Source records
========

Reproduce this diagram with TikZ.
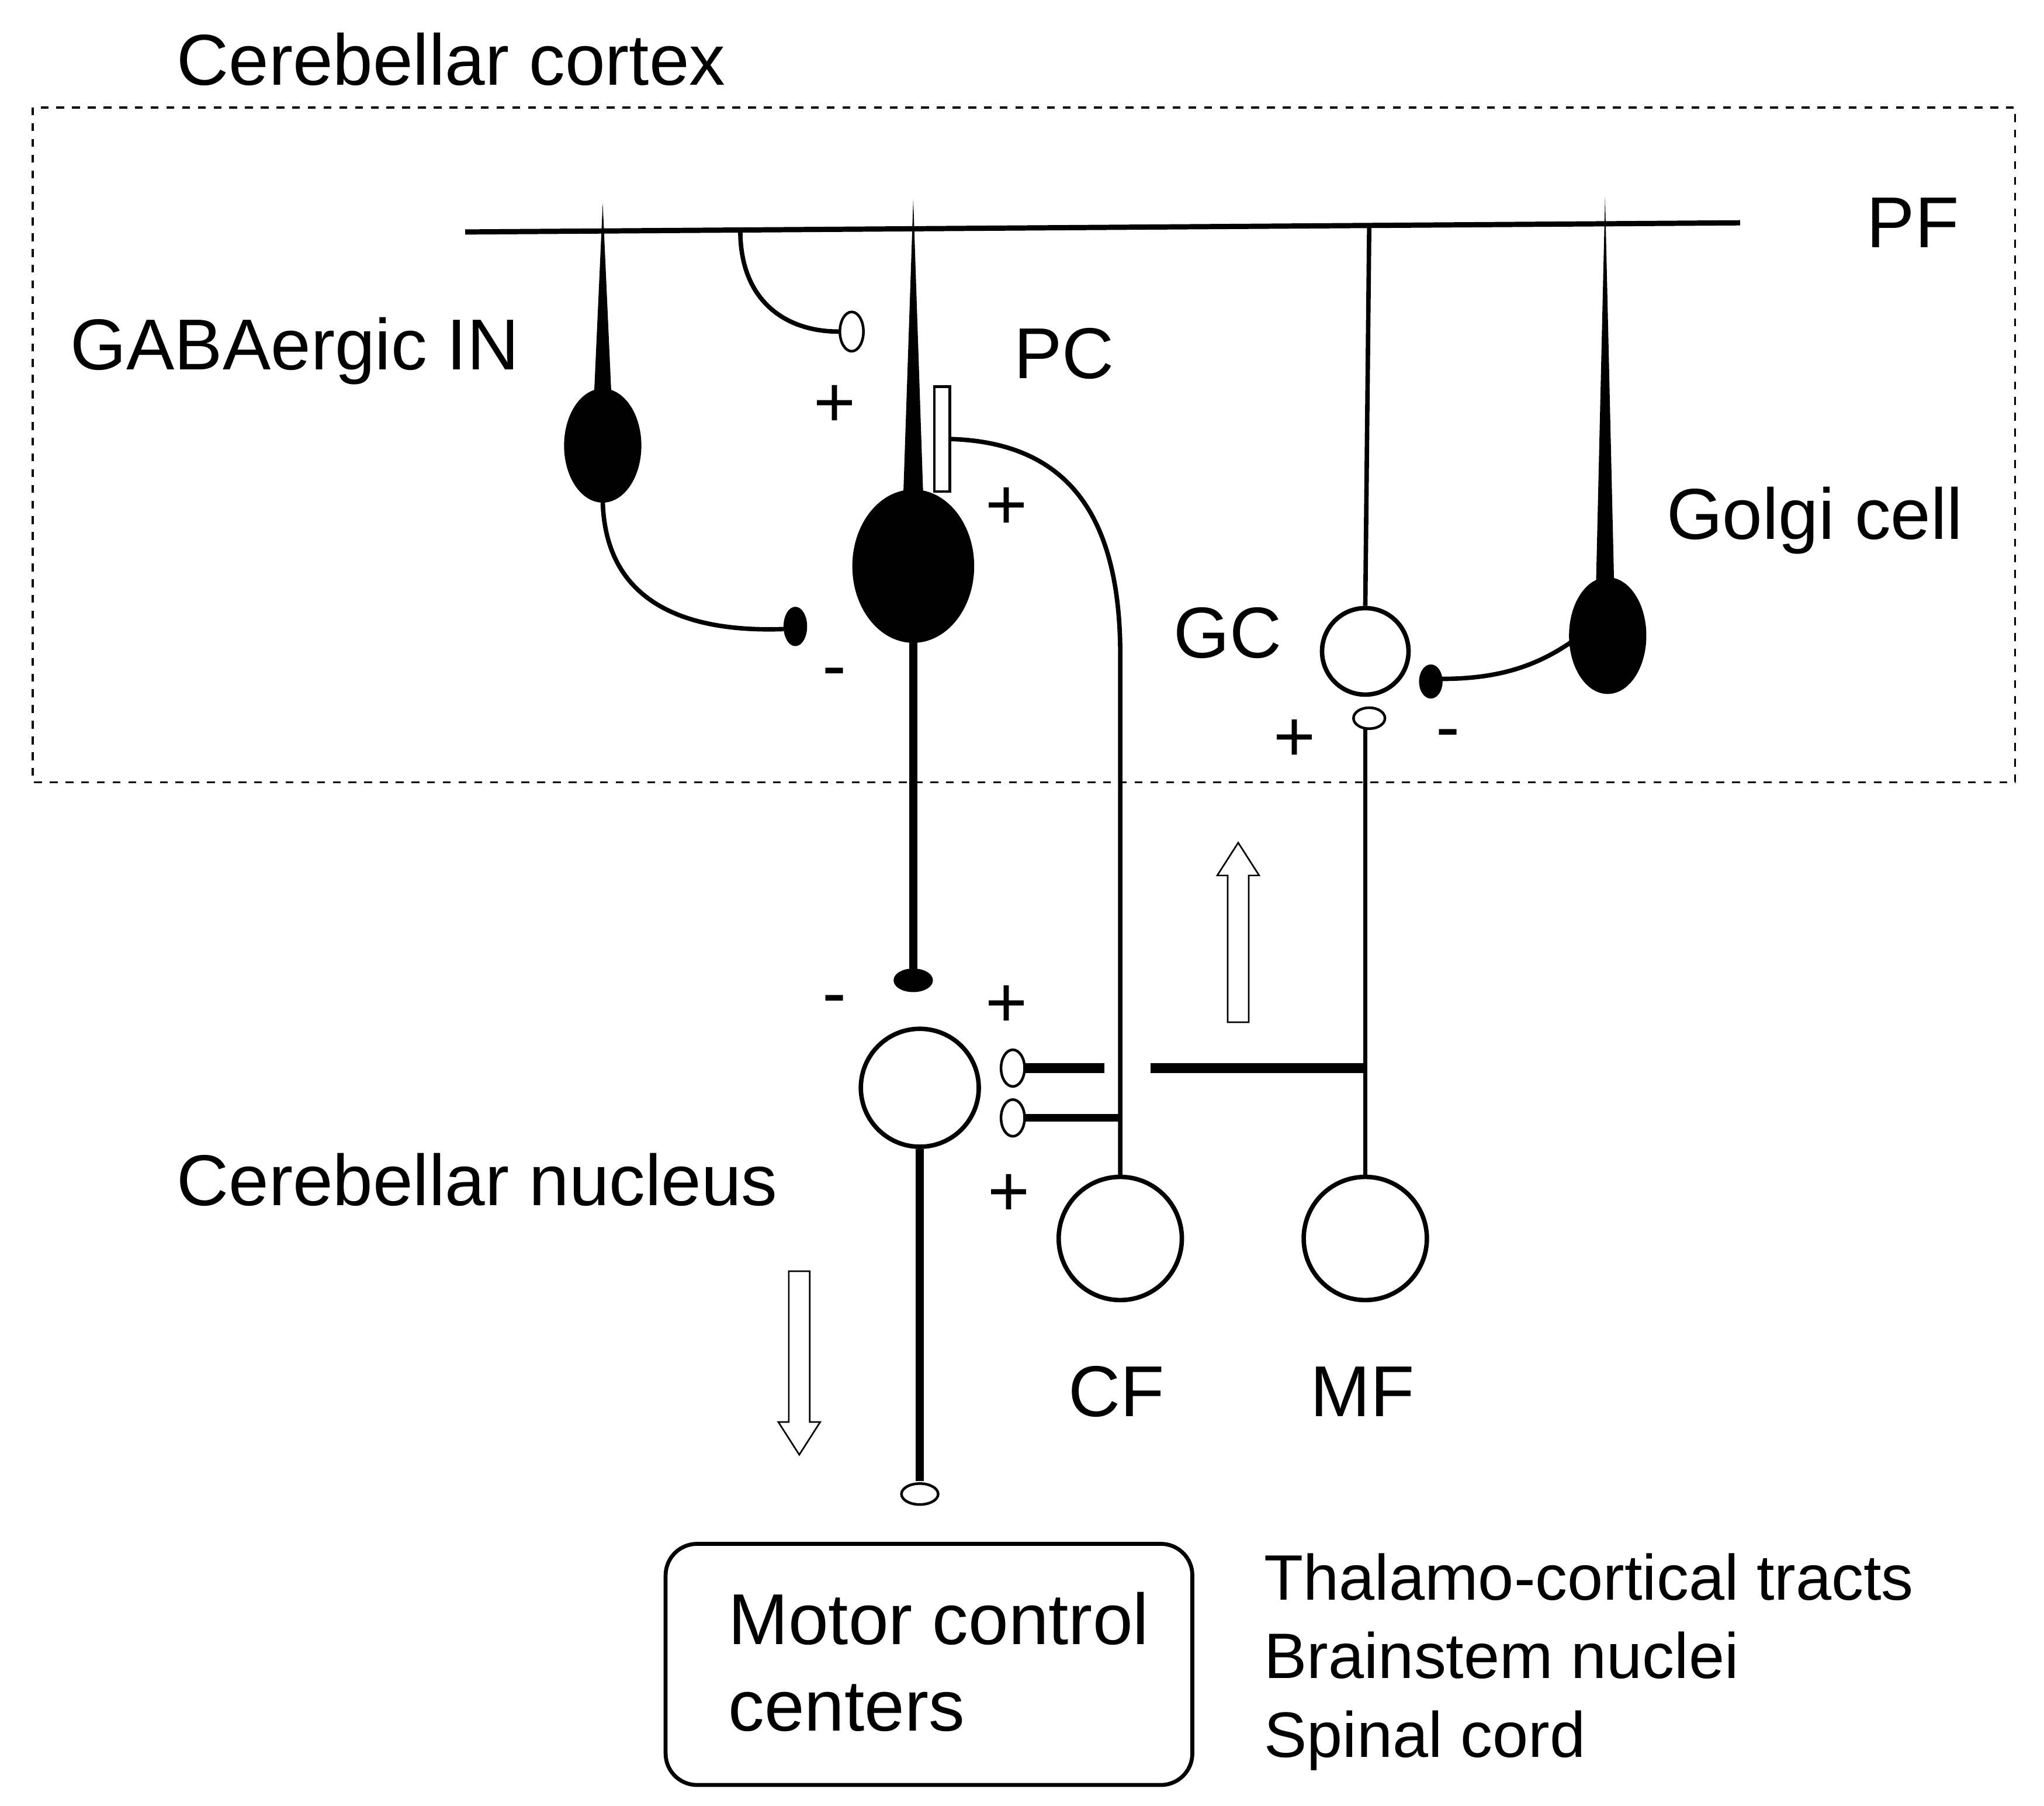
\documentclass[tikz,border=0pt]{standalone}
\usepackage{fontspec}
\setmainfont{Liberation Sans}
\usetikzlibrary{arrows.meta,positioning}
\tikzset{
	lbl/.style={inner sep=0.75pt, font=\fontsize{27.5}{33}\selectfont},
	small/.style={inner sep=0.75pt, font=\fontsize{24.5}{30}\selectfont},
	soma/.style={draw, line width=1.5pt, fill=black},
	cell/.style={draw, line width=1.7pt, fill=white, circle},
	syn/.style={draw, line width=1pt},
	fib/.style={line width=1.7pt},
	axon/.style={line width=3pt},
	hollow/.style={draw, line width=0.6pt, fill=white}
}
\begin{document}
\begin{tikzpicture}[x=0.5pt,y=0.5pt,yscale=-1]
	\useasboundingbox (0,0) rectangle (1560,1378);

	% cortex frame and parallel fibre
	\draw [dashed, line width=0.8pt] (25,82) rectangle (1538,597);
	\coordinate (pfL) at (355,177);
	\coordinate (pfR) at (1328,170);
	\draw [fib, line width=2pt] (pfL) -- (pfR);

	% GABAergic interneuron
	\fill (460,155) -- (453,310) -- (467,310) -- cycle;
	\draw [soma] (460,340) ellipse (28 and 42);
	\draw [fib] (460,382) .. controls (462,470) and (540,482) .. (598,480);
	\draw [soma, line width=1pt] (607,478) ellipse (8 and 14);
	\draw [fib] (565,176) .. controls (565,230) and (600,253) .. (640,253);
	\draw [syn] (650,253) ellipse (9 and 15);

	% Purkinje cell
	\fill (697,152) -- (689,390) -- (705,390) -- cycle;
	\draw [soma] (697,432) ellipse (45 and 57);
	\draw [axon] (697,489) -- (697,740);
	\draw [soma, line width=1pt] (697,748) ellipse (14 and 8);
	\draw [syn] (713,295) rectangle (725,375);

	% climbing fibre
	\node [cell, minimum size=94pt*0.5] (cf) at (855,945) {};
	\draw [fib] (726,335) .. controls (820,338) and (855,400) .. (855,500) -- (cf.north);

	% granule cell, Golgi cell, mossy fibre
	\node [cell, minimum size=66pt*0.5] (gc) at (1042,497) {};
	\draw [fib] (1045,172) -- (gc.north);
	\fill (1225,150) -- (1218,450) -- (1232,450) -- cycle;
	\draw [soma] (1227,485) ellipse (28 and 43);
	\draw [fib] (1199,490) .. controls (1170,510) and (1140,518) .. (1100,518);
	\draw [soma, line width=1pt] (1092,520) ellipse (8 and 12);
	\draw [syn] (1045,548) ellipse (12 and 8);
	\node [cell, minimum size=94pt*0.5] (mf) at (1042,945) {};
	\draw [fib] (1042,556) -- (mf.north);

	% cerebellar nucleus
	\node [cell, minimum size=90pt*0.5] (cn) at (702,830) {};
	\draw [syn] (773,815) ellipse (9 and 14);
	\draw [syn] (773,853) ellipse (9 and 14);
	\draw [axon, line width=4pt] (782,815) -- (843,815);
	\draw [axon, line width=4pt] (878,815) -- (1042,815);
	\draw [axon] (782,853) -- (855,853);
	\draw [axon] (cn.south) -- (702,1130);
	\draw [syn] (702,1140) ellipse (14 and 8);

	% hollow arrows
	\draw [hollow] (937,780) -- (937,668) -- (929,668) -- (945,643) -- (961,668) -- (953,668) -- (953,780) -- cycle;
	\draw [hollow] (602,970) -- (602,1085) -- (594,1085) -- (610,1110) -- (626,1085) -- (618,1085) -- (618,970) -- cycle;

	% output box
	\node [draw, line width=1.5pt, rounded corners=12pt, minimum width=201pt, minimum height=92pt] (mcc) at (709,1270) {};
	\node [lbl, align=left, anchor=west] (mcct) at (554,1268) {Motor control\\centers};

	% labels
	\node [lbl, anchor=west] (ctx) at (133,45) {Cerebellar cortex};
	\node [lbl] (pf) at (1460,170) {PF};
	\node [lbl] (inl) at (225,268) {GABAergic IN};
	\node [lbl] (pcl) at (812,270) {PC};
	\node [lbl] (gcl) at (937,483) {GC};
	\node [lbl] (gol) at (1385,397) {Golgi cell};
	\node [lbl, anchor=west] (cnl) at (133,900) {Cerebellar nucleus};
	\node [lbl] (cfl) at (852,1062) {CF};
	\node [lbl] (mfl) at (1040,1062) {MF};
	\node [lbl] at (637,310) {+};
	\node [lbl] at (768,388) {+};
	\node [lbl] at (637,518) {-};
	\node [lbl] at (988,565) {+};
	\node [lbl] at (1105,565) {-};
	\node [lbl] at (637,768) {-};
	\node [lbl] at (768,768) {+};
	\node [lbl] at (770,912) {+};
	\node [small, anchor=west, align=left] (tgt) at (963,1268) {Thalamo-cortical tracts\\Brainstem nuclei\\Spinal cord};
\end{tikzpicture}
\end{document}
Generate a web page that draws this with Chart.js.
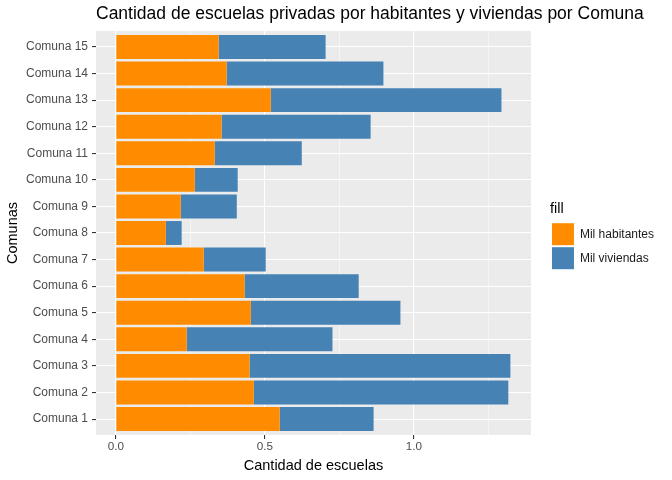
<!DOCTYPE html>
<html>
<head>
<meta charset="utf-8">
<script src="https://cdn.jsdelivr.net/npm/chart.js@4.4.0/dist/chart.umd.min.js"></script>
<style>
  html, body { margin: 0; padding: 0; background: #fff; }
  #caja { width: 672px; height: 480px; }
</style>
</head>
<body>
<div id="caja"><canvas id="graficoComunas"></canvas></div>
<script>
const comunas = ['Comuna 1','Comuna 2','Comuna 3','Comuna 4','Comuna 5','Comuna 6','Comuna 7','Comuna 8',
                 'Comuna 9','Comuna 10','Comuna 11','Comuna 12','Comuna 13','Comuna 14','Comuna 15'];
const milHabitantes = [0.550, 0.463, 0.449, 0.238, 0.453, 0.432, 0.295, 0.168, 0.218, 0.265, 0.332, 0.355, 0.520, 0.372, 0.345];
const milViviendas  = [0.315, 0.854, 0.875, 0.489, 0.502, 0.383, 0.208, 0.053, 0.188, 0.144, 0.292, 0.500, 0.774, 0.526, 0.359];
const ticksMayores = [0, 0.5, 1.0];
const ticksMenores = [0.25, 0.75, 1.25];

// fondo gris del panel, como ggplot
const fondoPanel = {
  id: 'fondoPanel',
  beforeDraw(chart) {
    const a = chart.chartArea;
    const ctx = chart.ctx;
    ctx.save();
    ctx.fillStyle = '#EBEBEB';
    ctx.fillRect(a.left, a.top, a.right - a.left, a.bottom - a.top);
    ctx.restore();
  }
};

// deja un hueco entre panel y leyenda, y estira el titulo hasta el borde
const ajustes = {
  id: 'ajustes',
  afterInit(chart) {
    const fitOriginal = chart.legend.fit;
    chart.legend.fit = function () { fitOriginal.call(this); this.width += 22; };
  },
  afterLayout(chart) {
    chart.legend.left += 19;
    chart.legend.top -= 7;
    chart.titleBlock.left = chart.chartArea.left;
    chart.titleBlock.right = chart.width;
  }
};

const esMayor = v => ticksMayores.some(t => Math.abs(t - v) < 1e-9);

const ctx = document.getElementById('graficoComunas');
new Chart(ctx, {
  type: 'bar',
  data: {
    datasets: [
      { label: 'Mil habitantes', data: milHabitantes.map((v, i) => ({x: v, y: i + 1})),
        backgroundColor: '#FF8C00', borderWidth: 0, barPercentage: 0.9, categoryPercentage: 1.0 },
      { label: 'Mil viviendas', data: milViviendas.map((v, i) => ({x: v, y: i + 1})),
        backgroundColor: '#4682B4', borderWidth: 0, barPercentage: 0.9, categoryPercentage: 1.0 }
    ]
  },
  options: {
    indexAxis: 'y',
    responsive: true,
    maintainAspectRatio: false,
    animation: false,
    layout: { padding: { left: 0, right: 5, top: 0, bottom: 0 } },
    scales: {
      x: {
        type: 'linear',
        stacked: true,
        offset: false,
        min: -0.0664,
        max: 1.393,
        afterBuildTicks: s => { s.ticks = ticksMayores.concat(ticksMenores).sort((a, b) => a - b).map(v => ({value: v})); },
        afterFit: s => { s.height = 45; },
        border: { display: false },
        grid: {
          offset: false,
          color: '#FFFFFF',
          lineWidth: c => esMayor(c.tick.value) ? 1.1 : 0.5,
          tickColor: c => esMayor(c.tick.value) ? '#333333' : 'rgba(0,0,0,0)',
          tickLength: 4
        },
        ticks: {
          color: '#4D4D4D',
          font: { family: 'Liberation Sans', size: 11.7 },
          padding: 1,
          maxRotation: 0,
          autoSkip: false,
          callback: v => esMayor(v) ? v.toFixed(1) : ''
        },
        title: {
          display: true,
          text: 'Cantidad de escuelas',
          color: '#000000',
          font: { family: 'Liberation Sans', size: 14.5 },
          padding: { top: 0, bottom: 5 }
        }
      },
      y: {
        type: 'linear',
        stacked: true,
        offset: false,
        min: 0.4,
        max: 15.6,
        afterBuildTicks: s => { s.ticks = comunas.map((c, i) => ({value: i + 1})); },
        afterFit: s => { s.width = 96; },
        border: { display: false },
        grid: {
          offset: false,
          color: '#FFFFFF',
          lineWidth: 1.1,
          tickColor: '#333333',
          tickLength: 4
        },
        ticks: {
          color: '#4D4D4D',
          font: { family: 'Liberation Sans', size: 12 },
          padding: 4,
          autoSkip: false,
          callback: v => comunas[Math.round(v) - 1]
        },
        title: {
          display: true,
          text: 'Comunas',
          color: '#000000',
          font: { family: 'Liberation Sans', size: 14.5 },
          padding: { top: 4, bottom: 0 }
        }
      }
    },
    plugins: {
      title: {
        display: true,
        text: 'Cantidad de escuelas privadas por habitantes y viviendas por Comuna',
        align: 'start',
        fullSize: false,
        color: '#000000',
        font: { family: 'Liberation Sans', size: 17.5, weight: 'normal' },
        padding: { top: 4, bottom: 6 }
      },
      legend: {
        position: 'right',
        align: 'center',
        title: {
          display: true,
          text: 'fill',
          position: 'start',
          color: '#000000',
          font: { family: 'Liberation Sans', size: 14.5 },
          padding: { top: 0, bottom: 2 }
        },
        labels: {
          boxWidth: 22,
          boxHeight: 22,
          padding: 2,
          color: '#1A1A1A',
          font: { family: 'Liberation Sans', size: 12 }
        }
      },
      tooltip: { enabled: false }
    }
  },
  plugins: [fondoPanel, ajustes]
});
</script>
</body>
</html>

========

Challenge
Take every line containing the word "with" and copy it.

Complete response
Reproduce this diagram with TikZ.
Generate a web page that draws this with Chart.js.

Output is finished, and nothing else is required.